Please list all lines of the material below in which the string "that" occurs.

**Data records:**

***

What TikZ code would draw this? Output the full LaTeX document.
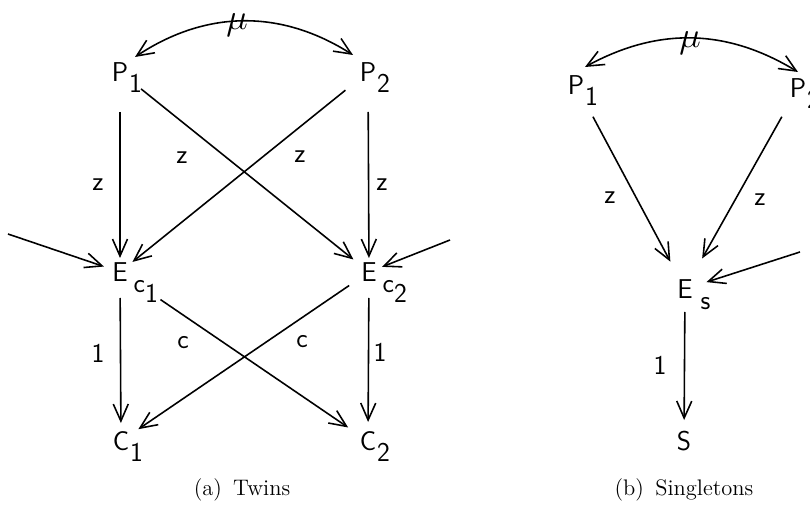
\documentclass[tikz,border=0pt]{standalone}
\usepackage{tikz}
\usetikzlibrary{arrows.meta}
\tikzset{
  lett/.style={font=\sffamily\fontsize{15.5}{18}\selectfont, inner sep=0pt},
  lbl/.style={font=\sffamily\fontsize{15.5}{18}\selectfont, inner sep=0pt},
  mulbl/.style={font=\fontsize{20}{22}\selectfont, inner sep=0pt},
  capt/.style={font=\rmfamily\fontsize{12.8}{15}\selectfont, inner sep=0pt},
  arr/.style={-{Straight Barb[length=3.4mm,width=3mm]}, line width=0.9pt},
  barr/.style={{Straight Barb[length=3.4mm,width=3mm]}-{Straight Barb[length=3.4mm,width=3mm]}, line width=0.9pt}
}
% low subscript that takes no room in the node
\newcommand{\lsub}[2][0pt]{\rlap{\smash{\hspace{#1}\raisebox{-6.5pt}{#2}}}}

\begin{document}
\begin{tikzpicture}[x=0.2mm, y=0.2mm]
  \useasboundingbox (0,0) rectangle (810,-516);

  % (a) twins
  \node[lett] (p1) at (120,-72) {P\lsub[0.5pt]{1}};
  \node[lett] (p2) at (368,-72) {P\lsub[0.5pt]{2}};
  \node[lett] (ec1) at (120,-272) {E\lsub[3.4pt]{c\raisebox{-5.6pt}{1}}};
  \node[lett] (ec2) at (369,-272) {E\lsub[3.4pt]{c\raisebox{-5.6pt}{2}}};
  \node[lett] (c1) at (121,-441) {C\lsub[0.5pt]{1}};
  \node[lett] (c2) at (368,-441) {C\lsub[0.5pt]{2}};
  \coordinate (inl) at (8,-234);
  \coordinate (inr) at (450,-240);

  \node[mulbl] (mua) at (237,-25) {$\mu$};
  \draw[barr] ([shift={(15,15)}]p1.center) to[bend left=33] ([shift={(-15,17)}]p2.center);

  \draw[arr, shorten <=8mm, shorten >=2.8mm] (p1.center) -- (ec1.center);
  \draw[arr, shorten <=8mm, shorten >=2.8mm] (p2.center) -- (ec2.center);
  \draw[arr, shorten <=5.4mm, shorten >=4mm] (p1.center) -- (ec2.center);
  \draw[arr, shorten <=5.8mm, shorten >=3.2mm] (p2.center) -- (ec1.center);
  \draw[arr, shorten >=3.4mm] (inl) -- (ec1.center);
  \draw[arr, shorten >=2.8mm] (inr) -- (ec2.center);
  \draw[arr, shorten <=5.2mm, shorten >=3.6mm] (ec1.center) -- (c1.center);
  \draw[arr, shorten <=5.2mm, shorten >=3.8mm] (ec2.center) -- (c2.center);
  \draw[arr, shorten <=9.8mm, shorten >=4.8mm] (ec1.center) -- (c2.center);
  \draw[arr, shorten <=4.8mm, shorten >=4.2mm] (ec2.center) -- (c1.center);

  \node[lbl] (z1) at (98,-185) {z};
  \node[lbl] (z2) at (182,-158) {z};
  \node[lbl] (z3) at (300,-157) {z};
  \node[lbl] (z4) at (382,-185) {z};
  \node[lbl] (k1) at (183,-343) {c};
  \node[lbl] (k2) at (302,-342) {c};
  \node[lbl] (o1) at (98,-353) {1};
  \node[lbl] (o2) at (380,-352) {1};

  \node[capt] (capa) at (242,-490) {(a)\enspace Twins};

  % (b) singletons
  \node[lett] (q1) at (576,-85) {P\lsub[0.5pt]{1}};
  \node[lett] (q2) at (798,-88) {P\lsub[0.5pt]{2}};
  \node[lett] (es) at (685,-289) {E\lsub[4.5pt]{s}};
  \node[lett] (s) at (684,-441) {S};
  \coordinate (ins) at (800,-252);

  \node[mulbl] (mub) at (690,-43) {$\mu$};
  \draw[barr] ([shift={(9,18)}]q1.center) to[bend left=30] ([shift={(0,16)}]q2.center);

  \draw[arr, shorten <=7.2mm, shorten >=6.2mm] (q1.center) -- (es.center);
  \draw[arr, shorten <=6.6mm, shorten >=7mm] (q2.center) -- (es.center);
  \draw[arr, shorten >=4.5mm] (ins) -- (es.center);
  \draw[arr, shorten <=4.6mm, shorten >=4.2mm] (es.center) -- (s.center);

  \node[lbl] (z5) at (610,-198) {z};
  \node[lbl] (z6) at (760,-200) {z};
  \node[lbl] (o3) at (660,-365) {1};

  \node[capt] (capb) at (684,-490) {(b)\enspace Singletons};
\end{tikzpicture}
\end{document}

***

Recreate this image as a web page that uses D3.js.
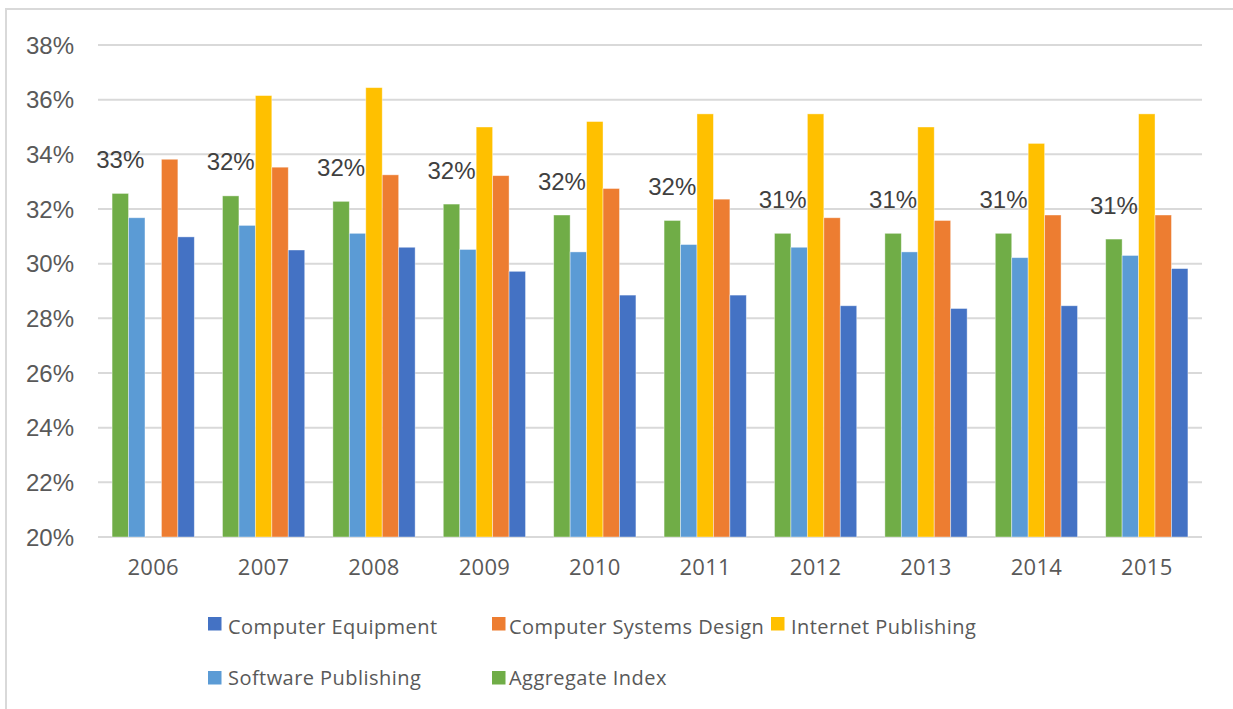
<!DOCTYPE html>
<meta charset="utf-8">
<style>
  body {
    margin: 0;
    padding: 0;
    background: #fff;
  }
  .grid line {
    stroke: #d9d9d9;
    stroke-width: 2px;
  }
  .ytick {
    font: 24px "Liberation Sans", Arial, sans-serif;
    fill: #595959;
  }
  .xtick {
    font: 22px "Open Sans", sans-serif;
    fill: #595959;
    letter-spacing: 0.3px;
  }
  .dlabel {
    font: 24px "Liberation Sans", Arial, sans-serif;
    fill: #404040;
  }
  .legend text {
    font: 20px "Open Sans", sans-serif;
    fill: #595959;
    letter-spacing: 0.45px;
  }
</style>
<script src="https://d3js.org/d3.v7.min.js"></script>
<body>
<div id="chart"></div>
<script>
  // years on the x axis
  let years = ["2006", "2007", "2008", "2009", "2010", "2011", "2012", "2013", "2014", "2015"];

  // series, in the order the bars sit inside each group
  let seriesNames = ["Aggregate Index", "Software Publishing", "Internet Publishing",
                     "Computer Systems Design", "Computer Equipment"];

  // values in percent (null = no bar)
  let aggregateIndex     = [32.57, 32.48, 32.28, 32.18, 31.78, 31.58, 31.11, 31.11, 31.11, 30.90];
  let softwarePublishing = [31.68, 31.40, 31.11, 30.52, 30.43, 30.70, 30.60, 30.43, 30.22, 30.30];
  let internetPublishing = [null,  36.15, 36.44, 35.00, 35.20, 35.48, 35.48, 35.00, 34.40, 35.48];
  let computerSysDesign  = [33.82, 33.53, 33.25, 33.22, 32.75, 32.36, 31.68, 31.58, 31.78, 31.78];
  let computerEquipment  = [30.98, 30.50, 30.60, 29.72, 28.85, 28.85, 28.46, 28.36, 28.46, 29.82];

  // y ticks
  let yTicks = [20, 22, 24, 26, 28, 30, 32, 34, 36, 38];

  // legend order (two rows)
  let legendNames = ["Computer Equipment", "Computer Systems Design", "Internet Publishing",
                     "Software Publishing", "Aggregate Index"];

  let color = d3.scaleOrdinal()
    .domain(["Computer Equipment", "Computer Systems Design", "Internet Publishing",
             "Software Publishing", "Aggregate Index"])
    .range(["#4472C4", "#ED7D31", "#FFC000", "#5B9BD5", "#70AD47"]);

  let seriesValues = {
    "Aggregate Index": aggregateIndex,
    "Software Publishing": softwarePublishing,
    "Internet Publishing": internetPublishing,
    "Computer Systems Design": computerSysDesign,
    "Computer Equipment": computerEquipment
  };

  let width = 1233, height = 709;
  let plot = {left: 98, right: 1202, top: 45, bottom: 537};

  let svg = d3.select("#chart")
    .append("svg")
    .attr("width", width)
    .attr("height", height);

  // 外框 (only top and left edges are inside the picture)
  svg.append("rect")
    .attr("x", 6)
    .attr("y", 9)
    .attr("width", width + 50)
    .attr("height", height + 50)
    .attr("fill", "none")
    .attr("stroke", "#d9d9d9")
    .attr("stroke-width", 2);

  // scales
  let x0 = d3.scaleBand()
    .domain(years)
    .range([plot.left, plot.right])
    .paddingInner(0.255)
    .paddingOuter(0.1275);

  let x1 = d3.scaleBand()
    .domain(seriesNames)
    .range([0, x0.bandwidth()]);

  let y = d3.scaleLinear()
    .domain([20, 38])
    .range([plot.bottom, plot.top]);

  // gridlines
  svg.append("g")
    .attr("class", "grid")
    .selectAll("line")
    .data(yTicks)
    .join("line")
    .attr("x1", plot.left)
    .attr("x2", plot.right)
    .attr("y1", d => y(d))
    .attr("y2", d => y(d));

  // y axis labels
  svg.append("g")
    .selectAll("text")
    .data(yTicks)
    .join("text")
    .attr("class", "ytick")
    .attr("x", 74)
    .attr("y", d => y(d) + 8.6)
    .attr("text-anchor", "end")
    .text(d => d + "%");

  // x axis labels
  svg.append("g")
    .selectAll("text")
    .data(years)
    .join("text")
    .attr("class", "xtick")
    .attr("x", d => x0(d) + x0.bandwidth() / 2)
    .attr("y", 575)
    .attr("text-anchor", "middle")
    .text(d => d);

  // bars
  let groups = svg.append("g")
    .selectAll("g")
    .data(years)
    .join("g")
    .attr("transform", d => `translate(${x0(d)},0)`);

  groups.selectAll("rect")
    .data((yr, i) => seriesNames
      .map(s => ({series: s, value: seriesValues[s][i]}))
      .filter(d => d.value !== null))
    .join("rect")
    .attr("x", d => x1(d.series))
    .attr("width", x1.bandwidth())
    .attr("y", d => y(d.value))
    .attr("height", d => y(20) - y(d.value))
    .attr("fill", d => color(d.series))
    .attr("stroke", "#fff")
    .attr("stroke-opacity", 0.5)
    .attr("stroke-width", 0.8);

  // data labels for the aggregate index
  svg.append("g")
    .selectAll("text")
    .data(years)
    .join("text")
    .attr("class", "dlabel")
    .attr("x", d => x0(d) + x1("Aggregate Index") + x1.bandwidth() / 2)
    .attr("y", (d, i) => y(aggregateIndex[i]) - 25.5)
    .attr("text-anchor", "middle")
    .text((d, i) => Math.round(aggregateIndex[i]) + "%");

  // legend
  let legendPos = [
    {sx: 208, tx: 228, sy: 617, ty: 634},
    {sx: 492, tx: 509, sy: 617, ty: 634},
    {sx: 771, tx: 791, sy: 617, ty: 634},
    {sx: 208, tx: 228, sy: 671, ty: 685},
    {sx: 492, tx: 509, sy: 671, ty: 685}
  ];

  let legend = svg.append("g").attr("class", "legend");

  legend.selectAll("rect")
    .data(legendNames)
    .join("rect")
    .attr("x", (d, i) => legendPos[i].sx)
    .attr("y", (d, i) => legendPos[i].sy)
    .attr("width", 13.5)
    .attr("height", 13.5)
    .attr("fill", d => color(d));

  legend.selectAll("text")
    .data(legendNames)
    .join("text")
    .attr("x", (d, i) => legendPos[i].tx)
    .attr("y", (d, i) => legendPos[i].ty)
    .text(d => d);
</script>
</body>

***

**RESULT OF THIS EXERCISE:**
% low subscript that takes no room in the node
Recreate this image as a web page that uses D3.js.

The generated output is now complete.